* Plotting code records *
————
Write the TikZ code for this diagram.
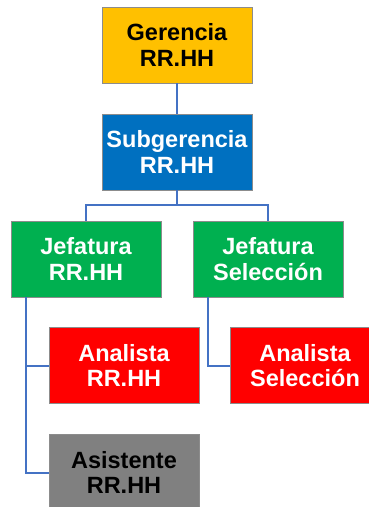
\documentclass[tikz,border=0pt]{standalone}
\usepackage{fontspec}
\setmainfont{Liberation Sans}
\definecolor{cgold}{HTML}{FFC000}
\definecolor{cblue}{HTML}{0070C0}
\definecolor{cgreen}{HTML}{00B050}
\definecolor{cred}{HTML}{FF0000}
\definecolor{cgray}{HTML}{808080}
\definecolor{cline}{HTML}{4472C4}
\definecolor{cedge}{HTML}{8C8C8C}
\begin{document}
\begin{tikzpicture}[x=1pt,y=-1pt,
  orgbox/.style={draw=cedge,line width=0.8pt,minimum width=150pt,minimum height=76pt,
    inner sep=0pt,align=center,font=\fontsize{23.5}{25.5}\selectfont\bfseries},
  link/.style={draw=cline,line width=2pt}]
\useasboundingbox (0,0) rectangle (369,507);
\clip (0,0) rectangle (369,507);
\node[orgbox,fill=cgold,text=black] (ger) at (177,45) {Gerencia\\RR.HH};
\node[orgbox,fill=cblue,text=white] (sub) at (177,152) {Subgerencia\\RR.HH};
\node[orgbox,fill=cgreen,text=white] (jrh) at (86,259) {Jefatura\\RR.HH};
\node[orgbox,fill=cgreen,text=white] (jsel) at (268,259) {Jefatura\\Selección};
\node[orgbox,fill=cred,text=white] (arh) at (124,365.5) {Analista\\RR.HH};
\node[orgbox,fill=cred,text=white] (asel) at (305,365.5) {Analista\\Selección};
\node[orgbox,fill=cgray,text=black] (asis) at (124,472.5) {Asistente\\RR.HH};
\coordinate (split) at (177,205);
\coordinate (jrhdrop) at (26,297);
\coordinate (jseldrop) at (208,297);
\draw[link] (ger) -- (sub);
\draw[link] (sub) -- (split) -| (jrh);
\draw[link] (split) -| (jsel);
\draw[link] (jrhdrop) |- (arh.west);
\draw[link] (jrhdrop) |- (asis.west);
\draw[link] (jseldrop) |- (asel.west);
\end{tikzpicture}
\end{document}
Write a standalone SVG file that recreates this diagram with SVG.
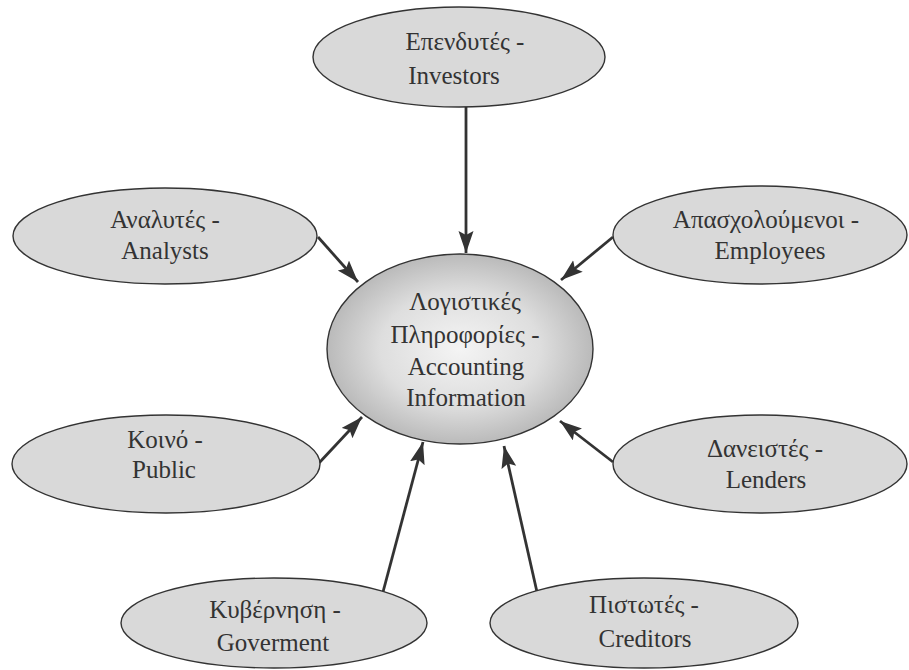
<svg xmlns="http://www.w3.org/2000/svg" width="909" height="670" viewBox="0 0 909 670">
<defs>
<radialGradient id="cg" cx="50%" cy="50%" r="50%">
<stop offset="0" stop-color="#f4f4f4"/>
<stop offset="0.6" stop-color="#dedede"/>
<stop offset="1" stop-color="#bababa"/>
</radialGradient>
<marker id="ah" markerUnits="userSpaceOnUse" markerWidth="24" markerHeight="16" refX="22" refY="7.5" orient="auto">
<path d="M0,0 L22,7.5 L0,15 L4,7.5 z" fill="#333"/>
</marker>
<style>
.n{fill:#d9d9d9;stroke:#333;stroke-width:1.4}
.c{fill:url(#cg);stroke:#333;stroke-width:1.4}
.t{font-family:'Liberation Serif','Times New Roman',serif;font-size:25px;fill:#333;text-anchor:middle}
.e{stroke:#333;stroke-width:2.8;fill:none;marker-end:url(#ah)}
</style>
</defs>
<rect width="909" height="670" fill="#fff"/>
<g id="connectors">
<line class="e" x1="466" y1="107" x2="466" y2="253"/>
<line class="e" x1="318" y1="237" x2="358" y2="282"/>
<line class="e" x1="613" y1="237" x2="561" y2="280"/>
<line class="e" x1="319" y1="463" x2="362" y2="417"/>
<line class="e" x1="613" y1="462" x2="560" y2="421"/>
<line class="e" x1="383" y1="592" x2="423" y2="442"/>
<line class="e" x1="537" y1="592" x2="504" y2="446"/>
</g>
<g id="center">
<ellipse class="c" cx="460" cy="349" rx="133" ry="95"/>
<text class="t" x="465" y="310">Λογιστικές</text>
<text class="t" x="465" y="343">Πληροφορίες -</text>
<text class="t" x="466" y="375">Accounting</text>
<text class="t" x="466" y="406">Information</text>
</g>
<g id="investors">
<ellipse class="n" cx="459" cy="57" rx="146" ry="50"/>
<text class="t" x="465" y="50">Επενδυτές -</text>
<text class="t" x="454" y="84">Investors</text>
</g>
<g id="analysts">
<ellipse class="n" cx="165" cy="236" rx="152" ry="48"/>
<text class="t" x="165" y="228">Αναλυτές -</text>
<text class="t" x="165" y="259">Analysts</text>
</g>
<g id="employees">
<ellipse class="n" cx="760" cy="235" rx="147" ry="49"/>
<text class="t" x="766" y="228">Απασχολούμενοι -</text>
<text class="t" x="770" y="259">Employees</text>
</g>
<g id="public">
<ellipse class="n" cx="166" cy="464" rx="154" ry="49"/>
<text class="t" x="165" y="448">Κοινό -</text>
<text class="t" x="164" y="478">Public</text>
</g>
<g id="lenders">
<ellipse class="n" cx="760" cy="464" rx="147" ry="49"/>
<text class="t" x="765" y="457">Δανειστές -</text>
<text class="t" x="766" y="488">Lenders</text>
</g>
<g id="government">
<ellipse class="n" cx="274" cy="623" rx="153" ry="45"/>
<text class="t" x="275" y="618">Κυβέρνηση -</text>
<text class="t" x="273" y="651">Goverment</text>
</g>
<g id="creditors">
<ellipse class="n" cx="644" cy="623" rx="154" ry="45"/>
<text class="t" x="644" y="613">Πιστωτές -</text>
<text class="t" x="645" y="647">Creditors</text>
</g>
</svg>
————
* What to work on *
All of the entries above should be copied exactly, except for the pictures.

* Worked solution *
Write the TikZ code for this diagram.
\documentclass[tikz,border=0pt]{standalone}
\usepackage{fontspec}
\setmainfont{Liberation Sans}
\definecolor{cgold}{HTML}{FFC000}
\definecolor{cblue}{HTML}{0070C0}
\definecolor{cgreen}{HTML}{00B050}
\definecolor{cred}{HTML}{FF0000}
\definecolor{cgray}{HTML}{808080}
\definecolor{cline}{HTML}{4472C4}
\definecolor{cedge}{HTML}{8C8C8C}
\begin{document}
\begin{tikzpicture}[x=1pt,y=-1pt,
  orgbox/.style={draw=cedge,line width=0.8pt,minimum width=150pt,minimum height=76pt,
    inner sep=0pt,align=center,font=\fontsize{23.5}{25.5}\selectfont\bfseries},
  link/.style={draw=cline,line width=2pt}]
\useasboundingbox (0,0) rectangle (369,507);
\clip (0,0) rectangle (369,507);
\node[orgbox,fill=cgold,text=black] (ger) at (177,45) {Gerencia\\RR.HH};
\node[orgbox,fill=cblue,text=white] (sub) at (177,152) {Subgerencia\\RR.HH};
\node[orgbox,fill=cgreen,text=white] (jrh) at (86,259) {Jefatura\\RR.HH};
\node[orgbox,fill=cgreen,text=white] (jsel) at (268,259) {Jefatura\\Selección};
\node[orgbox,fill=cred,text=white] (arh) at (124,365.5) {Analista\\RR.HH};
\node[orgbox,fill=cred,text=white] (asel) at (305,365.5) {Analista\\Selección};
\node[orgbox,fill=cgray,text=black] (asis) at (124,472.5) {Asistente\\RR.HH};
\coordinate (split) at (177,205);
\coordinate (jrhdrop) at (26,297);
\coordinate (jseldrop) at (208,297);
\draw[link] (ger) -- (sub);
\draw[link] (sub) -- (split) -| (jrh);
\draw[link] (split) -| (jsel);
\draw[link] (jrhdrop) |- (arh.west);
\draw[link] (jrhdrop) |- (asis.west);
\draw[link] (jseldrop) |- (asel.west);
\end{tikzpicture}
\end{document}
Write a standalone SVG file that recreates this diagram with SVG.
<svg xmlns="http://www.w3.org/2000/svg" width="909" height="670" viewBox="0 0 909 670">
<defs>
<radialGradient id="cg" cx="50%" cy="50%" r="50%">
<stop offset="0" stop-color="#f4f4f4"/>
<stop offset="0.6" stop-color="#dedede"/>
<stop offset="1" stop-color="#bababa"/>
</radialGradient>
<marker id="ah" markerUnits="userSpaceOnUse" markerWidth="24" markerHeight="16" refX="22" refY="7.5" orient="auto">
<path d="M0,0 L22,7.5 L0,15 L4,7.5 z" fill="#333"/>
</marker>
<style>
.n{fill:#d9d9d9;stroke:#333;stroke-width:1.4}
.c{fill:url(#cg);stroke:#333;stroke-width:1.4}
.t{font-family:'Liberation Serif','Times New Roman',serif;font-size:25px;fill:#333;text-anchor:middle}
.e{stroke:#333;stroke-width:2.8;fill:none;marker-end:url(#ah)}
</style>
</defs>
<rect width="909" height="670" fill="#fff"/>
<g id="connectors">
<line class="e" x1="466" y1="107" x2="466" y2="253"/>
<line class="e" x1="318" y1="237" x2="358" y2="282"/>
<line class="e" x1="613" y1="237" x2="561" y2="280"/>
<line class="e" x1="319" y1="463" x2="362" y2="417"/>
<line class="e" x1="613" y1="462" x2="560" y2="421"/>
<line class="e" x1="383" y1="592" x2="423" y2="442"/>
<line class="e" x1="537" y1="592" x2="504" y2="446"/>
</g>
<g id="center">
<ellipse class="c" cx="460" cy="349" rx="133" ry="95"/>
<text class="t" x="465" y="310">Λογιστικές</text>
<text class="t" x="465" y="343">Πληροφορίες -</text>
<text class="t" x="466" y="375">Accounting</text>
<text class="t" x="466" y="406">Information</text>
</g>
<g id="investors">
<ellipse class="n" cx="459" cy="57" rx="146" ry="50"/>
<text class="t" x="465" y="50">Επενδυτές -</text>
<text class="t" x="454" y="84">Investors</text>
</g>
<g id="analysts">
<ellipse class="n" cx="165" cy="236" rx="152" ry="48"/>
<text class="t" x="165" y="228">Αναλυτές -</text>
<text class="t" x="165" y="259">Analysts</text>
</g>
<g id="employees">
<ellipse class="n" cx="760" cy="235" rx="147" ry="49"/>
<text class="t" x="766" y="228">Απασχολούμενοι -</text>
<text class="t" x="770" y="259">Employees</text>
</g>
<g id="public">
<ellipse class="n" cx="166" cy="464" rx="154" ry="49"/>
<text class="t" x="165" y="448">Κοινό -</text>
<text class="t" x="164" y="478">Public</text>
</g>
<g id="lenders">
<ellipse class="n" cx="760" cy="464" rx="147" ry="49"/>
<text class="t" x="765" y="457">Δανειστές -</text>
<text class="t" x="766" y="488">Lenders</text>
</g>
<g id="government">
<ellipse class="n" cx="274" cy="623" rx="153" ry="45"/>
<text class="t" x="275" y="618">Κυβέρνηση -</text>
<text class="t" x="273" y="651">Goverment</text>
</g>
<g id="creditors">
<ellipse class="n" cx="644" cy="623" rx="154" ry="45"/>
<text class="t" x="644" y="613">Πιστωτές -</text>
<text class="t" x="645" y="647">Creditors</text>
</g>
</svg>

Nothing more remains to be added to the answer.